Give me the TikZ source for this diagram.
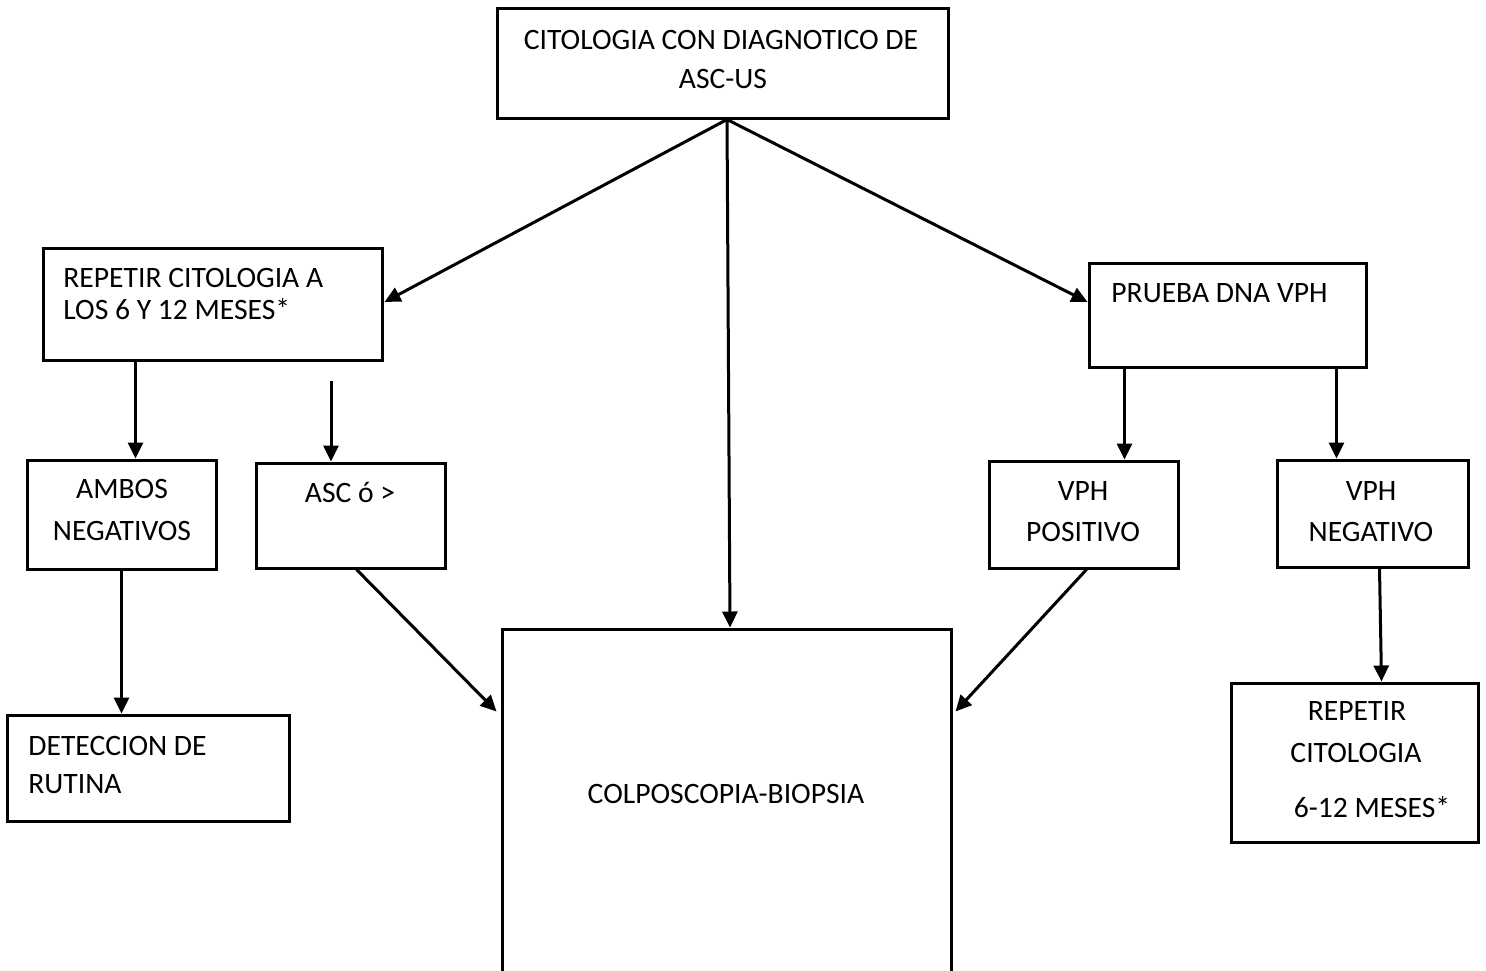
\documentclass[tikz,border=0pt]{standalone}
\usepackage{fontspec}
\setmainfont{Carlito}
\usetikzlibrary{arrows.meta,fit,calc}
\begin{document}
\begin{tikzpicture}[x=0.5pt,y=-0.5pt,
  box/.style={draw, line width=1.5pt, inner sep=0pt},
  txt/.style={inner sep=0pt, font=\fontsize{14.8}{17}\selectfont},
  arr/.style={line width=1.5pt, -{Triangle[length=8pt,width=7.5pt]}}]
\useasboundingbox (0,0) rectangle (1486,970);
\clip (0,0) rectangle (1486,970);
\fill[white] (0,0) rectangle (1486,970);
% boxes
\node[box, fit={(497,8) (948,118)}] (top) {};
\node[box, fit={(43,248) (382,360)}] (rep) {};
\node[box, fit={(1089,263) (1366,367)}] (prueba) {};
\node[box, fit={(27,460) (216,569)}] (ambos) {};
\node[box, fit={(256,463) (445,568)}] (asc) {};
\node[box, fit={(989,461) (1178,568)}] (vpos) {};
\node[box, fit={(1277,460) (1468,567)}] (vneg) {};
\node[box, fit={(7,715) (289,821)}] (det) {};
\node[box, fit={(1231,683) (1478,842)}] (rc) {};
\node[box, fit={(502,629) (951,1010)}] (colp) {};
% texts
\node[txt, anchor=base] at (721,49) {CITOLOGIA CON DIAGNOTICO DE};
\node[txt, anchor=base] at (723,88) {ASC-US};
\node[txt, anchor=base west] at (63,287) {REPETIR CITOLOGIA A};
\node[txt, anchor=base west] at (63,319) {LOS 6 Y 12 MESES*};
\node[txt, anchor=base west] at (1111,302) {PRUEBA DNA VPH};
\node[txt, anchor=base] at (122,498) {AMBOS};
\node[txt, anchor=base] at (122,540) {NEGATIVOS};
\node[txt, anchor=base] at (350,502) {ASC ó >};
\node[txt, anchor=base] at (1083,500) {VPH};
\node[txt, anchor=base] at (1083,541) {POSITIVO};
\node[txt, anchor=base] at (1371,500) {VPH};
\node[txt, anchor=base] at (1371,541) {NEGATIVO};
\node[txt, anchor=base west] at (28,755) {DETECCION DE};
\node[txt, anchor=base west] at (28,793) {RUTINA};
\node[txt, anchor=base] at (1357,720) {REPETIR};
\node[txt, anchor=base] at (1356,762) {CITOLOGIA};
\node[txt, anchor=base] at (1372,817) {6-12 MESES*};
\node[txt, anchor=base] at (726,803) {COLPOSCOPIA-BIOPSIA};
% connectors
\coordinate (o) at ($(top.south)+(4.5,0)$);
\draw[arr] (o) -- ($(rep.east)+(1,-2)$);
\draw[arr] (o) -- ($(prueba.west)+(0,-13)$);
\draw[arr] (o) -- ($(colp.north)+(3.5,0)$);
\draw[arr] ($(rep.south west)+(94,0)$) -- ($(ambos.north west)+(110,0)$);
\coordinate (a0) at (331,381);
\draw[arr] (a0) -- (a0 |- asc.north);
\draw[arr] (ambos.south) -- (ambos.south |- det.north);
\draw[arr] ($(asc.south west)+(102,0)$) -- ($(colp.north west)+(-4,84)$);
\draw[arr] ($(prueba.south west)+(37,0)$) -- ($(vpos.north west)+(137,0)$);
\draw[arr] ($(prueba.south west)+(249,0)$) -- ($(vneg.north west)+(61,0)$);
\draw[arr] ($(vpos.south west)+(99,0)$) -- ($(colp.north east)+(3,84)$);
\draw[arr] ($(vneg.south west)+(104,0)$) -- ($(rc.north west)+(152,0)$);
\end{tikzpicture}
\end{document}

————

GIVEN PROBLEM —
Repeat the material exactly as it reads, without any of its pictures.

EXERCISE RESPONSE —
Give me the TikZ source for this diagram.
\documentclass[tikz,border=0pt]{standalone}
\usepackage{fontspec}
\setmainfont{Carlito}
\usetikzlibrary{arrows.meta,fit,calc}
\begin{document}
\begin{tikzpicture}[x=0.5pt,y=-0.5pt,
  box/.style={draw, line width=1.5pt, inner sep=0pt},
  txt/.style={inner sep=0pt, font=\fontsize{14.8}{17}\selectfont},
  arr/.style={line width=1.5pt, -{Triangle[length=8pt,width=7.5pt]}}]
\useasboundingbox (0,0) rectangle (1486,970);
\clip (0,0) rectangle (1486,970);
\fill[white] (0,0) rectangle (1486,970);
% boxes
\node[box, fit={(497,8) (948,118)}] (top) {};
\node[box, fit={(43,248) (382,360)}] (rep) {};
\node[box, fit={(1089,263) (1366,367)}] (prueba) {};
\node[box, fit={(27,460) (216,569)}] (ambos) {};
\node[box, fit={(256,463) (445,568)}] (asc) {};
\node[box, fit={(989,461) (1178,568)}] (vpos) {};
\node[box, fit={(1277,460) (1468,567)}] (vneg) {};
\node[box, fit={(7,715) (289,821)}] (det) {};
\node[box, fit={(1231,683) (1478,842)}] (rc) {};
\node[box, fit={(502,629) (951,1010)}] (colp) {};
% texts
\node[txt, anchor=base] at (721,49) {CITOLOGIA CON DIAGNOTICO DE};
\node[txt, anchor=base] at (723,88) {ASC-US};
\node[txt, anchor=base west] at (63,287) {REPETIR CITOLOGIA A};
\node[txt, anchor=base west] at (63,319) {LOS 6 Y 12 MESES*};
\node[txt, anchor=base west] at (1111,302) {PRUEBA DNA VPH};
\node[txt, anchor=base] at (122,498) {AMBOS};
\node[txt, anchor=base] at (122,540) {NEGATIVOS};
\node[txt, anchor=base] at (350,502) {ASC ó >};
\node[txt, anchor=base] at (1083,500) {VPH};
\node[txt, anchor=base] at (1083,541) {POSITIVO};
\node[txt, anchor=base] at (1371,500) {VPH};
\node[txt, anchor=base] at (1371,541) {NEGATIVO};
\node[txt, anchor=base west] at (28,755) {DETECCION DE};
\node[txt, anchor=base west] at (28,793) {RUTINA};
\node[txt, anchor=base] at (1357,720) {REPETIR};
\node[txt, anchor=base] at (1356,762) {CITOLOGIA};
\node[txt, anchor=base] at (1372,817) {6-12 MESES*};
\node[txt, anchor=base] at (726,803) {COLPOSCOPIA-BIOPSIA};
% connectors
\coordinate (o) at ($(top.south)+(4.5,0)$);
\draw[arr] (o) -- ($(rep.east)+(1,-2)$);
\draw[arr] (o) -- ($(prueba.west)+(0,-13)$);
\draw[arr] (o) -- ($(colp.north)+(3.5,0)$);
\draw[arr] ($(rep.south west)+(94,0)$) -- ($(ambos.north west)+(110,0)$);
\coordinate (a0) at (331,381);
\draw[arr] (a0) -- (a0 |- asc.north);
\draw[arr] (ambos.south) -- (ambos.south |- det.north);
\draw[arr] ($(asc.south west)+(102,0)$) -- ($(colp.north west)+(-4,84)$);
\draw[arr] ($(prueba.south west)+(37,0)$) -- ($(vpos.north west)+(137,0)$);
\draw[arr] ($(prueba.south west)+(249,0)$) -- ($(vneg.north west)+(61,0)$);
\draw[arr] ($(vpos.south west)+(99,0)$) -- ($(colp.north east)+(3,84)$);
\draw[arr] ($(vneg.south west)+(104,0)$) -- ($(rc.north west)+(152,0)$);
\end{tikzpicture}
\end{document}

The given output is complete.